DESCRIPTION OF THE TASK
Say how many lines include the word "this". Reply with nothing but the number.

INPUT MATERIAL
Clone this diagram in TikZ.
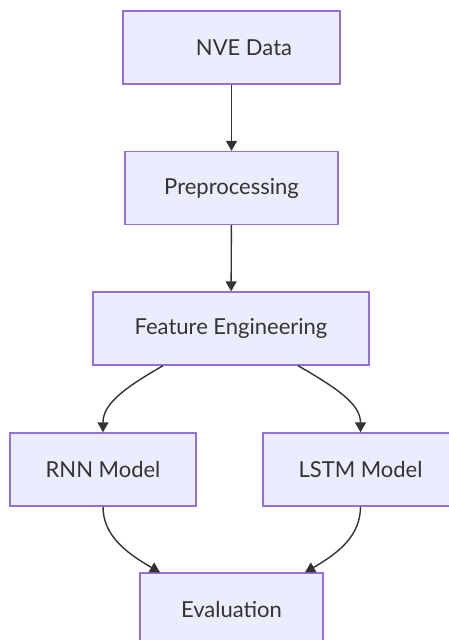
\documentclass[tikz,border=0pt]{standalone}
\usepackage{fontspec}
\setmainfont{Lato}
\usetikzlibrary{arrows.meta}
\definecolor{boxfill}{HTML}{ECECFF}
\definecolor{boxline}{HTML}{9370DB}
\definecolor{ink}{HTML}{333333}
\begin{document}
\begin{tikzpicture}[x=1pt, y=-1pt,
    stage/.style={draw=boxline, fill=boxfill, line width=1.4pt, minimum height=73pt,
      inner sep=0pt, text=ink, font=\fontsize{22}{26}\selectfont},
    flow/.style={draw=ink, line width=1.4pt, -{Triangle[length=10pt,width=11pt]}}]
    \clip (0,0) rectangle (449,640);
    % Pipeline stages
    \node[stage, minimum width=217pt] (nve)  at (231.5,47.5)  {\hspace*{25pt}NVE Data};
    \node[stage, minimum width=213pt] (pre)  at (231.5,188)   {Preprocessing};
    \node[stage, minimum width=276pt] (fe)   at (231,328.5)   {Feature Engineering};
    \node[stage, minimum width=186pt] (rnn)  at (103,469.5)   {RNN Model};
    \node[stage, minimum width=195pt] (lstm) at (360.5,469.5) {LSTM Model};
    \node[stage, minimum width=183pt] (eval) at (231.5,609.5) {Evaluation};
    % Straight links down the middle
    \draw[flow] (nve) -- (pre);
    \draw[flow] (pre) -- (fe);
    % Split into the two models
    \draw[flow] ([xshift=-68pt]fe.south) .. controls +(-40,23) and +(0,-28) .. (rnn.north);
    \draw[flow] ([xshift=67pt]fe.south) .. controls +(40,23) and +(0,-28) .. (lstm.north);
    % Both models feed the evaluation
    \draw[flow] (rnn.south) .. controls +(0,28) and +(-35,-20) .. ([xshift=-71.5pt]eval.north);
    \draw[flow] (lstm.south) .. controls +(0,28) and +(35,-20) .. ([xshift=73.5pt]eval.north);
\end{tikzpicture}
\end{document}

* * *

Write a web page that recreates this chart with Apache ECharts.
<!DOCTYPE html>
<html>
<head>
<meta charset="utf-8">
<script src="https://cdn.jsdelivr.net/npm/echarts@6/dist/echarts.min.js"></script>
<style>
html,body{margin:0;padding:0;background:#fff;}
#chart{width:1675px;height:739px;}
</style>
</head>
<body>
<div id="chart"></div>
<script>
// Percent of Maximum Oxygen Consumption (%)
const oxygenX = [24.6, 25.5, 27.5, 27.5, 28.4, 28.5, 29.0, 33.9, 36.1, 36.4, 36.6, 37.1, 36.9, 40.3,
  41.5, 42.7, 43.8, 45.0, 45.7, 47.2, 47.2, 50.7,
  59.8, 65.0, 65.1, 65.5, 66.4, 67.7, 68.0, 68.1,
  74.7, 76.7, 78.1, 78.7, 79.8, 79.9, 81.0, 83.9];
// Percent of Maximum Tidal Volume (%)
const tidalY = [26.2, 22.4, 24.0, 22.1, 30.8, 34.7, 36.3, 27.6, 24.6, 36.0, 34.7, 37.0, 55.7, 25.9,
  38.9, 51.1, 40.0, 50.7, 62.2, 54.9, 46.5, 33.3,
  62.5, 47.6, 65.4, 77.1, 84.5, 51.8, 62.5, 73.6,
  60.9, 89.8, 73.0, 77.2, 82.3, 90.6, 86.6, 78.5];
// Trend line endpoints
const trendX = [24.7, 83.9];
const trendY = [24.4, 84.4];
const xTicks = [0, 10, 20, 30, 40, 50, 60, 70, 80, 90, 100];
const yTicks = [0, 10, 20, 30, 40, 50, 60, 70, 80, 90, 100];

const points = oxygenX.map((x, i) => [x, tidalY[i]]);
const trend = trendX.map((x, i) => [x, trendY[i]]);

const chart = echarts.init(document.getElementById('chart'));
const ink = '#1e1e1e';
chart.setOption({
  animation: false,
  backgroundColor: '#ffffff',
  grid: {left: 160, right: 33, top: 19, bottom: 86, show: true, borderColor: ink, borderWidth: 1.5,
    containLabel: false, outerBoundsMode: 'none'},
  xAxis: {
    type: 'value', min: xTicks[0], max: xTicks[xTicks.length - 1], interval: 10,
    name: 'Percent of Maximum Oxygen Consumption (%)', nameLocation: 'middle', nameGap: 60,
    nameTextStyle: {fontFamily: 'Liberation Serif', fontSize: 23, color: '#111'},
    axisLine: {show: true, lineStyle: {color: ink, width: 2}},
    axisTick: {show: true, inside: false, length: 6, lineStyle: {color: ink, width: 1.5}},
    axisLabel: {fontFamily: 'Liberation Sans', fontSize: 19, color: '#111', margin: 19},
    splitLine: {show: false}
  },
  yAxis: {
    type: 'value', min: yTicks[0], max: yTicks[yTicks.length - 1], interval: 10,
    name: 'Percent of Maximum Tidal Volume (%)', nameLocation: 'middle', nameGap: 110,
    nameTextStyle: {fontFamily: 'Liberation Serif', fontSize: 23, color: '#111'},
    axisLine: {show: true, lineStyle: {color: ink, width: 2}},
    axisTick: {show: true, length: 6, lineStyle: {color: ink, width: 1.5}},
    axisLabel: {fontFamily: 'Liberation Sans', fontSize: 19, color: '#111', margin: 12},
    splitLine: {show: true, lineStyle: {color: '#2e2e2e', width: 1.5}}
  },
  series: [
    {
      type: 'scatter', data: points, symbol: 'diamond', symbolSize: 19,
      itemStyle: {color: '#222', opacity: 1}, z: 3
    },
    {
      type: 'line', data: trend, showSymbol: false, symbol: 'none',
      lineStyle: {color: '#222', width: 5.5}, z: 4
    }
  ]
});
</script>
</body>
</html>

FULL ANSWER
2